AVAILABLE RECORDS ->

■ ■ ■ ■ ■

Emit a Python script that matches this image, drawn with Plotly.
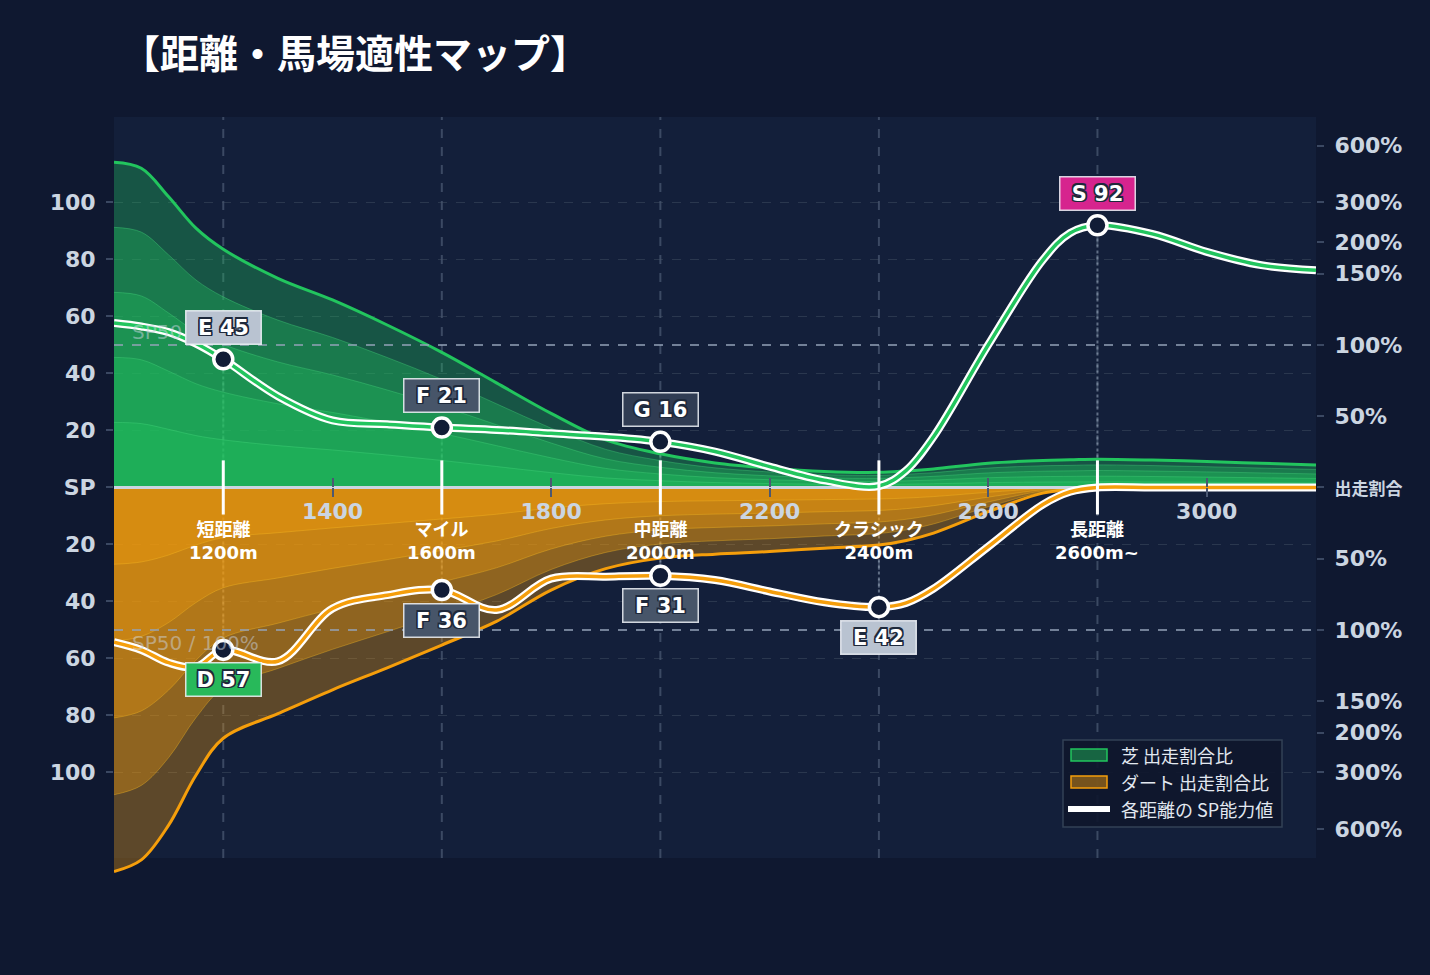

■ ■ ■ ■ ■

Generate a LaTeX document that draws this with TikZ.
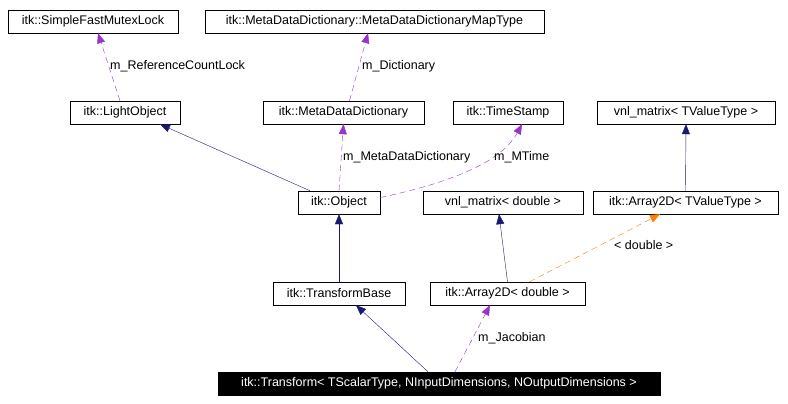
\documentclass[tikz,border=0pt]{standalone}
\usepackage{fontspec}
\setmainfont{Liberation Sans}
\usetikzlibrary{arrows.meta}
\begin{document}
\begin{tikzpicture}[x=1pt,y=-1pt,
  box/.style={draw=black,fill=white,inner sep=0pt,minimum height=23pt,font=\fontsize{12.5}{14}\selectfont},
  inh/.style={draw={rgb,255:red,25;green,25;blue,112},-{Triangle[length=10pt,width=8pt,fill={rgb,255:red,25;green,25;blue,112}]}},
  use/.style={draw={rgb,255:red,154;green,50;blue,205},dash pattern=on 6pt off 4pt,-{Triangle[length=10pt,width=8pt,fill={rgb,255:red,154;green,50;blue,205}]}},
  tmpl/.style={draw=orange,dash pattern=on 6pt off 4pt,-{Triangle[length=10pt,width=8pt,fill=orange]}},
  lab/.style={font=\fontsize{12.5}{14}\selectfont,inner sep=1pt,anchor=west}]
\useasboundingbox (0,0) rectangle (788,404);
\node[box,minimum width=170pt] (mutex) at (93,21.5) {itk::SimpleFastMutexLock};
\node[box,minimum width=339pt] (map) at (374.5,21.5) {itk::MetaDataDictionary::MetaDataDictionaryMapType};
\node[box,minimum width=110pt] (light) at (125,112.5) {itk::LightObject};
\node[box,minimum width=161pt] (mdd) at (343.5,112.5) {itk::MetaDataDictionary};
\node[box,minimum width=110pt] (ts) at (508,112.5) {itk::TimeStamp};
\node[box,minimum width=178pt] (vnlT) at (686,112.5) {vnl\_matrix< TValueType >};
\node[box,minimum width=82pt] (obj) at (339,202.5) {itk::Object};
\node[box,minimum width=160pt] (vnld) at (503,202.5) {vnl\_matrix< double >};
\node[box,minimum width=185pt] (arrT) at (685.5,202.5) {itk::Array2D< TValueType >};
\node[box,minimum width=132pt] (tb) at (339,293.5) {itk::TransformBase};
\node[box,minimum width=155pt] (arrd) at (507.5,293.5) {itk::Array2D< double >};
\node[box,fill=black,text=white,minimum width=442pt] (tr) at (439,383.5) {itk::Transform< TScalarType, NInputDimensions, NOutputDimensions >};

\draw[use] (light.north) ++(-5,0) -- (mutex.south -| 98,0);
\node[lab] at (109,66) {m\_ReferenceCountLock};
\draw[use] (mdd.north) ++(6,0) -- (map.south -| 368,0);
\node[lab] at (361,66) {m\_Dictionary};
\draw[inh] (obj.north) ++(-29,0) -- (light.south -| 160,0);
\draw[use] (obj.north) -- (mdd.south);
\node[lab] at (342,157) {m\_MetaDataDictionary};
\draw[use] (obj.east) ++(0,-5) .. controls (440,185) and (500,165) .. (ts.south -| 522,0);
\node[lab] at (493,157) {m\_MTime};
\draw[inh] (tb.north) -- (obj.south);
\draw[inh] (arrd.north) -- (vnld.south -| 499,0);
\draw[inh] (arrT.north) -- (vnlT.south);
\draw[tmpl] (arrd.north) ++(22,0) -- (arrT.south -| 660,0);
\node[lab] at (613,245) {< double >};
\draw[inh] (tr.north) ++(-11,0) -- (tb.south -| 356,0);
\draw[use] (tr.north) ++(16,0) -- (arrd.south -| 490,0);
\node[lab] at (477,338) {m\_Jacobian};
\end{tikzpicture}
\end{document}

■ ■ ■ ■ ■

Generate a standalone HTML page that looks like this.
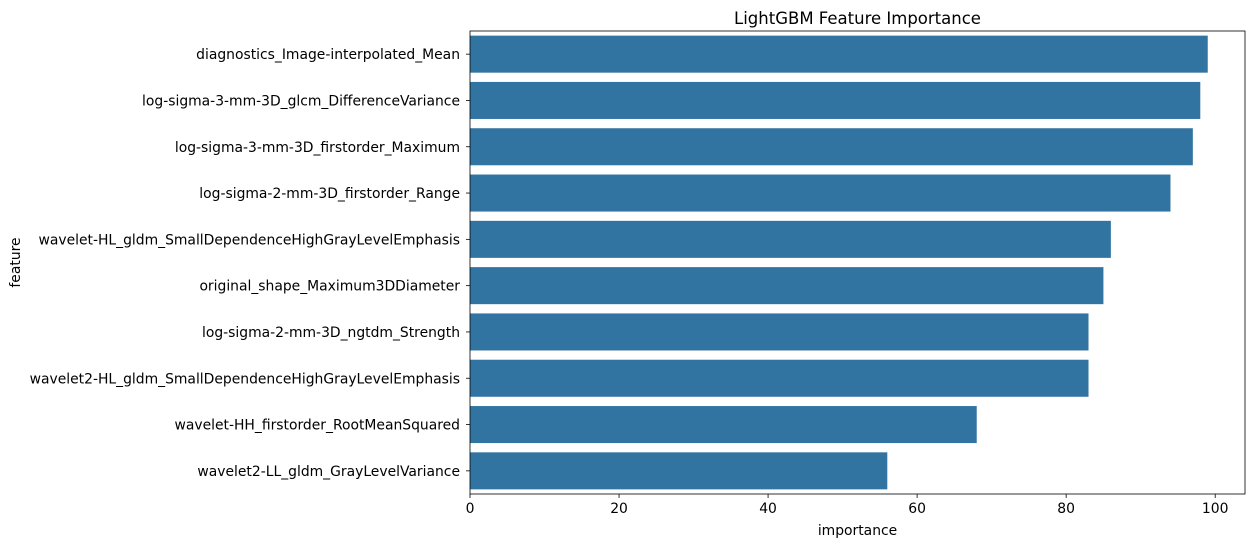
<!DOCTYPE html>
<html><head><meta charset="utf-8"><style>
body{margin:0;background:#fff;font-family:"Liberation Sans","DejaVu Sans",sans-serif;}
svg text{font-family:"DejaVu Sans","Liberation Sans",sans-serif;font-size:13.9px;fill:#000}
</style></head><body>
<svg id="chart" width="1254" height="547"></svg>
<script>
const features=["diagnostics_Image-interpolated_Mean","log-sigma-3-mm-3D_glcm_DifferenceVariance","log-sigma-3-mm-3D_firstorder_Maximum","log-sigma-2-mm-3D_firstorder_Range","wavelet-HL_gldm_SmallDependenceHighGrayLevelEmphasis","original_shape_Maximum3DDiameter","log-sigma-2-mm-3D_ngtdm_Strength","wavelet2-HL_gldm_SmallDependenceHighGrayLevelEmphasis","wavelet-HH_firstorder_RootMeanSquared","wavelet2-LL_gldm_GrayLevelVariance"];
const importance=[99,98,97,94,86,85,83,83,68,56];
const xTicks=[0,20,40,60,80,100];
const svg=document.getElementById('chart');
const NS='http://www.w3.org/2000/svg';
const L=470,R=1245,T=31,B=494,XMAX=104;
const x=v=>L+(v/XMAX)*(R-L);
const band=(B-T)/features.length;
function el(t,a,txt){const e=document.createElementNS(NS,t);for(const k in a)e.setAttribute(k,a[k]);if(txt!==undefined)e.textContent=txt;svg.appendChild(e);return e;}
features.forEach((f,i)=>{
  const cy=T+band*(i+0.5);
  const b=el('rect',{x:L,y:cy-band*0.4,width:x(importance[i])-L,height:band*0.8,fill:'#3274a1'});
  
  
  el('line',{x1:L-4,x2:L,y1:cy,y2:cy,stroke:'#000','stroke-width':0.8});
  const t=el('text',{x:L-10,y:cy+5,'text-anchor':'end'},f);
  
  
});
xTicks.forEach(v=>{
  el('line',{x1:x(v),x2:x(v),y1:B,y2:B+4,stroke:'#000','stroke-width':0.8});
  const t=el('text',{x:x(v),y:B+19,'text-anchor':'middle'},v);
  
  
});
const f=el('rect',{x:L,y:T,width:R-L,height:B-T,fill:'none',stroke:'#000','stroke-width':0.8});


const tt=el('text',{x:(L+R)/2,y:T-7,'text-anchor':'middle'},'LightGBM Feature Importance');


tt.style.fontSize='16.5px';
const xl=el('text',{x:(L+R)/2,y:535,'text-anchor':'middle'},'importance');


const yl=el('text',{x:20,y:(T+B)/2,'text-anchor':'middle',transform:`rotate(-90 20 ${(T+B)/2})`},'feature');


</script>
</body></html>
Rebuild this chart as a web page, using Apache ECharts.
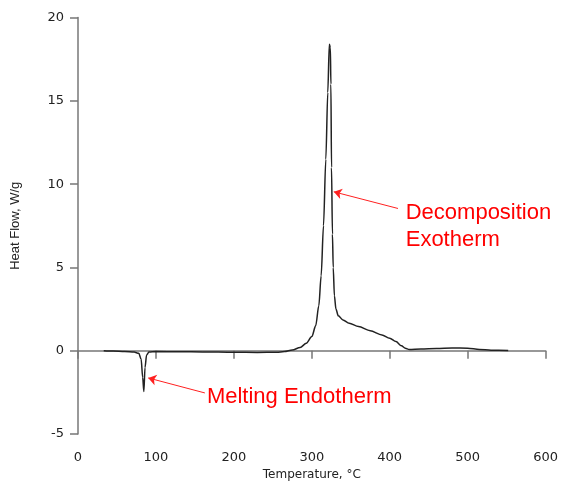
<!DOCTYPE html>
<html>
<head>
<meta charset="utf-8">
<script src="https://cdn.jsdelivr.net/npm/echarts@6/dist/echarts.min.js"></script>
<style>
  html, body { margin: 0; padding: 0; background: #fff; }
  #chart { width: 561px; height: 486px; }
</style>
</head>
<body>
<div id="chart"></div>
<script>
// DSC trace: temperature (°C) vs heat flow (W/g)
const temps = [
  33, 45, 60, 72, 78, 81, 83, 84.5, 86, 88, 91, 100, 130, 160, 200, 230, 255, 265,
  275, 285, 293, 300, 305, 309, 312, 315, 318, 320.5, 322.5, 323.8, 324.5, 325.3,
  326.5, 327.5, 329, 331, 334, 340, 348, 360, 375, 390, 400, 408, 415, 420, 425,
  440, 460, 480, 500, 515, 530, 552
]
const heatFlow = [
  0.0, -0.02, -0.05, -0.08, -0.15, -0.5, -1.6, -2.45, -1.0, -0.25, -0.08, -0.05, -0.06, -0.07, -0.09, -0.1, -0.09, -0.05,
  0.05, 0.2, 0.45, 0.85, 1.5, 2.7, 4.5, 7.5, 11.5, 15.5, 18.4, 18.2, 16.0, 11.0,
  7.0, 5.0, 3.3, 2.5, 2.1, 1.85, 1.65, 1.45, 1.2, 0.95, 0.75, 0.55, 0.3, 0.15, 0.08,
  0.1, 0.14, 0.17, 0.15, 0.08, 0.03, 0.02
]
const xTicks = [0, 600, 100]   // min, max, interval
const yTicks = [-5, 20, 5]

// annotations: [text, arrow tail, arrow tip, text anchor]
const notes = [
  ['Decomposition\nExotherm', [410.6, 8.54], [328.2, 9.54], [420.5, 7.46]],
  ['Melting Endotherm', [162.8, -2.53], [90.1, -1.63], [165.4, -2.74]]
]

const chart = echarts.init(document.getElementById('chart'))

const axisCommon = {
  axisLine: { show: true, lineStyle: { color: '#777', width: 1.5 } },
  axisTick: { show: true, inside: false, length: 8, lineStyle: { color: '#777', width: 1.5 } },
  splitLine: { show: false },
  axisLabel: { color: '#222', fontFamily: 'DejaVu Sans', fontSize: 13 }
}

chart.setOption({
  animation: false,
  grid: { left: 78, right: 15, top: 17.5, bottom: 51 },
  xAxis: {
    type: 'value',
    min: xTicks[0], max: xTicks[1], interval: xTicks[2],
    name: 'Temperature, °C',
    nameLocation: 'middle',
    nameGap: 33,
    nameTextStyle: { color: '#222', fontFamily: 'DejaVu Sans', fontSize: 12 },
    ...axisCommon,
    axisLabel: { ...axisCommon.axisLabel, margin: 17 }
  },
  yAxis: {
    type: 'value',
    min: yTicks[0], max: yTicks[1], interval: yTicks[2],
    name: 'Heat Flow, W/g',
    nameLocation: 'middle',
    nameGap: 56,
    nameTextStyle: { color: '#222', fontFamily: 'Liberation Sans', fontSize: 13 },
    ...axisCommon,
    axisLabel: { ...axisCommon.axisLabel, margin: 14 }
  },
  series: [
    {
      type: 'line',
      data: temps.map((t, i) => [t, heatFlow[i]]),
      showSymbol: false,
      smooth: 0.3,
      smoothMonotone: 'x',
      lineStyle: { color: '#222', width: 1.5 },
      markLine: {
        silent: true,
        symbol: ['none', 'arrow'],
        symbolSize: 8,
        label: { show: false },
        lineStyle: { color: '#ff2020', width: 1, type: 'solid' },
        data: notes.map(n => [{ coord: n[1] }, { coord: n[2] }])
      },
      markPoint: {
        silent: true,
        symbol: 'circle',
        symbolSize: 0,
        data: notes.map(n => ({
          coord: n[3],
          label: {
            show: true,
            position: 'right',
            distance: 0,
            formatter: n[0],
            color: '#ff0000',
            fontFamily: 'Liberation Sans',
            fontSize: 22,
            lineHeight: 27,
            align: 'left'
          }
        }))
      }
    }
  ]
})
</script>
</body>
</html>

■ ■ ■ ■ ■

EXERCISE TASK -> Using the material above, gather every line that includes "with".

THE SOLUTION ->
Emit a Python script that matches this image, drawn with Plotly.
Generate a LaTeX document that draws this with TikZ.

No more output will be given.